Brief: Reproduce the listing below exactly. Pictures do not belong in the copy.

** start Data section **

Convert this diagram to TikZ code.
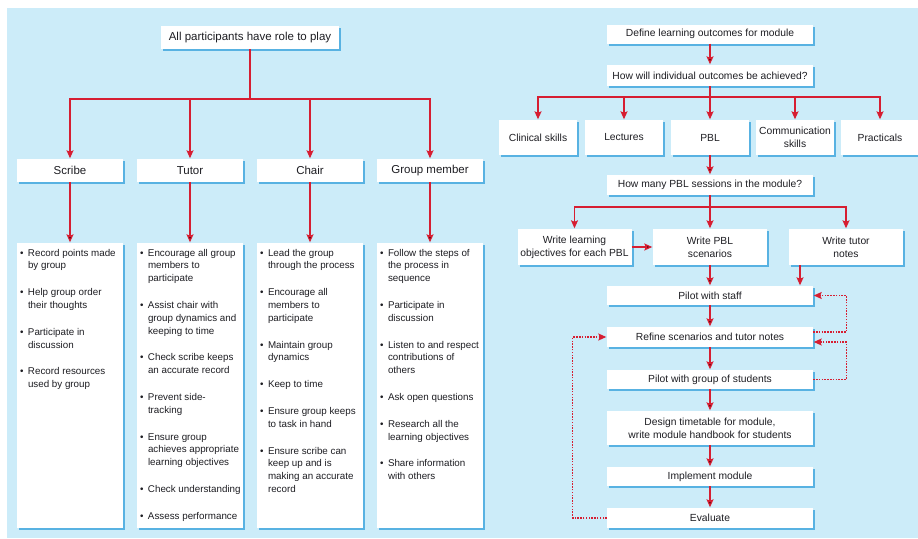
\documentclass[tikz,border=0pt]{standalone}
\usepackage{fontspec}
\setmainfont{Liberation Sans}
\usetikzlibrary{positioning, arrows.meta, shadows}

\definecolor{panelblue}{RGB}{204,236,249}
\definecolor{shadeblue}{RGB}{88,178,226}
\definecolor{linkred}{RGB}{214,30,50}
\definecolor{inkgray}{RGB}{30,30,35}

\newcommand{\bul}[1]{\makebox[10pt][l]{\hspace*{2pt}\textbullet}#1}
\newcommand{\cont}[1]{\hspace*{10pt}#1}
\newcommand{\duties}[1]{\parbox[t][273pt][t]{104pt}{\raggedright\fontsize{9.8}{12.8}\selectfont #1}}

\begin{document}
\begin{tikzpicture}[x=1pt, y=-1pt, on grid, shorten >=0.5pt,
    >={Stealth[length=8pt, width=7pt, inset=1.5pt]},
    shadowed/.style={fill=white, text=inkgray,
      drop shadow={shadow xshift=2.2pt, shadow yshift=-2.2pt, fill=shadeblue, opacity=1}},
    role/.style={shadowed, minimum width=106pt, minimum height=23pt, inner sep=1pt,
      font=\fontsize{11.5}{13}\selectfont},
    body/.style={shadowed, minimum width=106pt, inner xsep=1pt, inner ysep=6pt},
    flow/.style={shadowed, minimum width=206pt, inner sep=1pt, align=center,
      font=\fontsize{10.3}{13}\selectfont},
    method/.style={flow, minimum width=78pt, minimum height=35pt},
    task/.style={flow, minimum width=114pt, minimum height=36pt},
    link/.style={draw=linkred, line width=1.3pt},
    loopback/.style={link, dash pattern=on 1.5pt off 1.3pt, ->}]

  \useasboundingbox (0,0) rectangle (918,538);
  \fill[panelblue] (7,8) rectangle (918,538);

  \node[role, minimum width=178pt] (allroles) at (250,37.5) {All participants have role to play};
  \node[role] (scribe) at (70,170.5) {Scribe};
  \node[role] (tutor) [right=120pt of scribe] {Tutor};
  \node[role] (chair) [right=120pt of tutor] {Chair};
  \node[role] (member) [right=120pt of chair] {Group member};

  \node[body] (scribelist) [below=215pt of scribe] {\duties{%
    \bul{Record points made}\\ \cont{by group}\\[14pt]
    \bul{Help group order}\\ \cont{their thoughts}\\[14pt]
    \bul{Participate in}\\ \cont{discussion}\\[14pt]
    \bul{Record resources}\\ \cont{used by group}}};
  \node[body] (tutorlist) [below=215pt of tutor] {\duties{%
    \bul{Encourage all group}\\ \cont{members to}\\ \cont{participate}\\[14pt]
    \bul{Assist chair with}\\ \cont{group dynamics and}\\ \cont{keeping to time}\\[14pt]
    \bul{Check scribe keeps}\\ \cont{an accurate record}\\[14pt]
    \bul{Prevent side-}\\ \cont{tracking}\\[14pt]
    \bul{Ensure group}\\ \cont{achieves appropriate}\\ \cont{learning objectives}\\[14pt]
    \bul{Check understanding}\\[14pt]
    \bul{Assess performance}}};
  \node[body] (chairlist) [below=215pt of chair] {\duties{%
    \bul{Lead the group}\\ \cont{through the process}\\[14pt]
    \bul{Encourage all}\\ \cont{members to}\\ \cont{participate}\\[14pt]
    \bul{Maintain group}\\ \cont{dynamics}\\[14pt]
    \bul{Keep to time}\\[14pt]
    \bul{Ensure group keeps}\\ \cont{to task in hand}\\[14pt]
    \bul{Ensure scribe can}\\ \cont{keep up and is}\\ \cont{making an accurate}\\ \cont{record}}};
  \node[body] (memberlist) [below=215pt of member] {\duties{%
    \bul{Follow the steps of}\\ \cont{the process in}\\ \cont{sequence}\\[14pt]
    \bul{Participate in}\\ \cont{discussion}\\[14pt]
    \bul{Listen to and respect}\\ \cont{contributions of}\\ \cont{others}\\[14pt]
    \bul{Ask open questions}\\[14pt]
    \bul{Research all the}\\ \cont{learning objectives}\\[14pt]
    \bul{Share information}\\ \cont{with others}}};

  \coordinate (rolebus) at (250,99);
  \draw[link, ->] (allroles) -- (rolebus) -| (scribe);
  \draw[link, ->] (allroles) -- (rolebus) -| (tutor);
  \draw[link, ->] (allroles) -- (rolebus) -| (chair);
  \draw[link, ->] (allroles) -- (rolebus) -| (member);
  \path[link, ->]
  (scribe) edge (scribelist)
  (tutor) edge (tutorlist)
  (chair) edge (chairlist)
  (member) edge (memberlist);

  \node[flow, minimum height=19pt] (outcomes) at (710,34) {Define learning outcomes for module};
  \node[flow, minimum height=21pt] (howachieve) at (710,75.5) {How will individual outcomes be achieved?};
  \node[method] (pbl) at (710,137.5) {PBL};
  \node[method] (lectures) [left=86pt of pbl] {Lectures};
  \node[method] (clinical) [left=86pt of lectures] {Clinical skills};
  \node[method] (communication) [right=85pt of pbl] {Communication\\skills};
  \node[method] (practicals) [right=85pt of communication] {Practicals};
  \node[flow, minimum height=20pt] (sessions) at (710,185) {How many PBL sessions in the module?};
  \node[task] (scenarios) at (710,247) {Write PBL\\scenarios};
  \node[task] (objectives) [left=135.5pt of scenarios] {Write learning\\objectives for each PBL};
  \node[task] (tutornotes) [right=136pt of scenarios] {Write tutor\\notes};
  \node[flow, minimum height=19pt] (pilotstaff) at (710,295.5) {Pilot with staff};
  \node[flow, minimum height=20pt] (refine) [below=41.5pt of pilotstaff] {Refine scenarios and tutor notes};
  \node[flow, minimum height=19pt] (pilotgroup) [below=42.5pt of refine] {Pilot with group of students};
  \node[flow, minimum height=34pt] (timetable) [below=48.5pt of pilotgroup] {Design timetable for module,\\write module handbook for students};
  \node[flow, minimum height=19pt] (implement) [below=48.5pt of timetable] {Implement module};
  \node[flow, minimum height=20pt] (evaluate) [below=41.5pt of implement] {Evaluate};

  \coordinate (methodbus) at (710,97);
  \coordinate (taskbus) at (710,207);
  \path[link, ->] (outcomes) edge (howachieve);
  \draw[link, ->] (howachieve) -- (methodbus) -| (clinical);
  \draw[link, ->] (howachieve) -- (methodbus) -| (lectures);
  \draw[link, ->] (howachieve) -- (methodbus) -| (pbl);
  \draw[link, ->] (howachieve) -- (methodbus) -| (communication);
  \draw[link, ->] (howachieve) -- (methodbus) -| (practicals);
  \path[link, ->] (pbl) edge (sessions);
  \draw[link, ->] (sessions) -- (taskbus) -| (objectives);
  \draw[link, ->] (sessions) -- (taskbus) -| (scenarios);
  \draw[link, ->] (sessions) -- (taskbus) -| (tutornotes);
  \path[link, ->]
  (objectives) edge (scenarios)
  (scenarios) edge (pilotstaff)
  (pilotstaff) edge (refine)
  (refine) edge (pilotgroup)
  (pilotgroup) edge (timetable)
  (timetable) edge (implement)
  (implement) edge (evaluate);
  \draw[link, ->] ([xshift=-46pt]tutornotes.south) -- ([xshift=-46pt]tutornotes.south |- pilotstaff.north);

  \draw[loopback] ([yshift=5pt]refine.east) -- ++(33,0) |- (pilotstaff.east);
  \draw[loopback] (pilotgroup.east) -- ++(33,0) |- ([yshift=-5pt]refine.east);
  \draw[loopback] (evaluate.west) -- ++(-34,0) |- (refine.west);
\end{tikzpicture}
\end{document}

** end Data section **

Answer in full:
Convert this diagram to TikZ code.
\documentclass[tikz,border=0pt]{standalone}
\usepackage{fontspec}
\setmainfont{Liberation Sans}
\usetikzlibrary{positioning, arrows.meta, shadows}

\definecolor{panelblue}{RGB}{204,236,249}
\definecolor{shadeblue}{RGB}{88,178,226}
\definecolor{linkred}{RGB}{214,30,50}
\definecolor{inkgray}{RGB}{30,30,35}

\newcommand{\bul}[1]{\makebox[10pt][l]{\hspace*{2pt}\textbullet}#1}
\newcommand{\cont}[1]{\hspace*{10pt}#1}
\newcommand{\duties}[1]{\parbox[t][273pt][t]{104pt}{\raggedright\fontsize{9.8}{12.8}\selectfont #1}}

\begin{document}
\begin{tikzpicture}[x=1pt, y=-1pt, on grid, shorten >=0.5pt,
    >={Stealth[length=8pt, width=7pt, inset=1.5pt]},
    shadowed/.style={fill=white, text=inkgray,
      drop shadow={shadow xshift=2.2pt, shadow yshift=-2.2pt, fill=shadeblue, opacity=1}},
    role/.style={shadowed, minimum width=106pt, minimum height=23pt, inner sep=1pt,
      font=\fontsize{11.5}{13}\selectfont},
    body/.style={shadowed, minimum width=106pt, inner xsep=1pt, inner ysep=6pt},
    flow/.style={shadowed, minimum width=206pt, inner sep=1pt, align=center,
      font=\fontsize{10.3}{13}\selectfont},
    method/.style={flow, minimum width=78pt, minimum height=35pt},
    task/.style={flow, minimum width=114pt, minimum height=36pt},
    link/.style={draw=linkred, line width=1.3pt},
    loopback/.style={link, dash pattern=on 1.5pt off 1.3pt, ->}]

  \useasboundingbox (0,0) rectangle (918,538);
  \fill[panelblue] (7,8) rectangle (918,538);

  \node[role, minimum width=178pt] (allroles) at (250,37.5) {All participants have role to play};
  \node[role] (scribe) at (70,170.5) {Scribe};
  \node[role] (tutor) [right=120pt of scribe] {Tutor};
  \node[role] (chair) [right=120pt of tutor] {Chair};
  \node[role] (member) [right=120pt of chair] {Group member};

  \node[body] (scribelist) [below=215pt of scribe] {\duties{%
    \bul{Record points made}\\ \cont{by group}\\[14pt]
    \bul{Help group order}\\ \cont{their thoughts}\\[14pt]
    \bul{Participate in}\\ \cont{discussion}\\[14pt]
    \bul{Record resources}\\ \cont{used by group}}};
  \node[body] (tutorlist) [below=215pt of tutor] {\duties{%
    \bul{Encourage all group}\\ \cont{members to}\\ \cont{participate}\\[14pt]
    \bul{Assist chair with}\\ \cont{group dynamics and}\\ \cont{keeping to time}\\[14pt]
    \bul{Check scribe keeps}\\ \cont{an accurate record}\\[14pt]
    \bul{Prevent side-}\\ \cont{tracking}\\[14pt]
    \bul{Ensure group}\\ \cont{achieves appropriate}\\ \cont{learning objectives}\\[14pt]
    \bul{Check understanding}\\[14pt]
    \bul{Assess performance}}};
  \node[body] (chairlist) [below=215pt of chair] {\duties{%
    \bul{Lead the group}\\ \cont{through the process}\\[14pt]
    \bul{Encourage all}\\ \cont{members to}\\ \cont{participate}\\[14pt]
    \bul{Maintain group}\\ \cont{dynamics}\\[14pt]
    \bul{Keep to time}\\[14pt]
    \bul{Ensure group keeps}\\ \cont{to task in hand}\\[14pt]
    \bul{Ensure scribe can}\\ \cont{keep up and is}\\ \cont{making an accurate}\\ \cont{record}}};
  \node[body] (memberlist) [below=215pt of member] {\duties{%
    \bul{Follow the steps of}\\ \cont{the process in}\\ \cont{sequence}\\[14pt]
    \bul{Participate in}\\ \cont{discussion}\\[14pt]
    \bul{Listen to and respect}\\ \cont{contributions of}\\ \cont{others}\\[14pt]
    \bul{Ask open questions}\\[14pt]
    \bul{Research all the}\\ \cont{learning objectives}\\[14pt]
    \bul{Share information}\\ \cont{with others}}};

  \coordinate (rolebus) at (250,99);
  \draw[link, ->] (allroles) -- (rolebus) -| (scribe);
  \draw[link, ->] (allroles) -- (rolebus) -| (tutor);
  \draw[link, ->] (allroles) -- (rolebus) -| (chair);
  \draw[link, ->] (allroles) -- (rolebus) -| (member);
  \path[link, ->]
  (scribe) edge (scribelist)
  (tutor) edge (tutorlist)
  (chair) edge (chairlist)
  (member) edge (memberlist);

  \node[flow, minimum height=19pt] (outcomes) at (710,34) {Define learning outcomes for module};
  \node[flow, minimum height=21pt] (howachieve) at (710,75.5) {How will individual outcomes be achieved?};
  \node[method] (pbl) at (710,137.5) {PBL};
  \node[method] (lectures) [left=86pt of pbl] {Lectures};
  \node[method] (clinical) [left=86pt of lectures] {Clinical skills};
  \node[method] (communication) [right=85pt of pbl] {Communication\\skills};
  \node[method] (practicals) [right=85pt of communication] {Practicals};
  \node[flow, minimum height=20pt] (sessions) at (710,185) {How many PBL sessions in the module?};
  \node[task] (scenarios) at (710,247) {Write PBL\\scenarios};
  \node[task] (objectives) [left=135.5pt of scenarios] {Write learning\\objectives for each PBL};
  \node[task] (tutornotes) [right=136pt of scenarios] {Write tutor\\notes};
  \node[flow, minimum height=19pt] (pilotstaff) at (710,295.5) {Pilot with staff};
  \node[flow, minimum height=20pt] (refine) [below=41.5pt of pilotstaff] {Refine scenarios and tutor notes};
  \node[flow, minimum height=19pt] (pilotgroup) [below=42.5pt of refine] {Pilot with group of students};
  \node[flow, minimum height=34pt] (timetable) [below=48.5pt of pilotgroup] {Design timetable for module,\\write module handbook for students};
  \node[flow, minimum height=19pt] (implement) [below=48.5pt of timetable] {Implement module};
  \node[flow, minimum height=20pt] (evaluate) [below=41.5pt of implement] {Evaluate};

  \coordinate (methodbus) at (710,97);
  \coordinate (taskbus) at (710,207);
  \path[link, ->] (outcomes) edge (howachieve);
  \draw[link, ->] (howachieve) -- (methodbus) -| (clinical);
  \draw[link, ->] (howachieve) -- (methodbus) -| (lectures);
  \draw[link, ->] (howachieve) -- (methodbus) -| (pbl);
  \draw[link, ->] (howachieve) -- (methodbus) -| (communication);
  \draw[link, ->] (howachieve) -- (methodbus) -| (practicals);
  \path[link, ->] (pbl) edge (sessions);
  \draw[link, ->] (sessions) -- (taskbus) -| (objectives);
  \draw[link, ->] (sessions) -- (taskbus) -| (scenarios);
  \draw[link, ->] (sessions) -- (taskbus) -| (tutornotes);
  \path[link, ->]
  (objectives) edge (scenarios)
  (scenarios) edge (pilotstaff)
  (pilotstaff) edge (refine)
  (refine) edge (pilotgroup)
  (pilotgroup) edge (timetable)
  (timetable) edge (implement)
  (implement) edge (evaluate);
  \draw[link, ->] ([xshift=-46pt]tutornotes.south) -- ([xshift=-46pt]tutornotes.south |- pilotstaff.north);

  \draw[loopback] ([yshift=5pt]refine.east) -- ++(33,0) |- (pilotstaff.east);
  \draw[loopback] (pilotgroup.east) -- ++(33,0) |- ([yshift=-5pt]refine.east);
  \draw[loopback] (evaluate.west) -- ++(-34,0) |- (refine.west);
\end{tikzpicture}
\end{document}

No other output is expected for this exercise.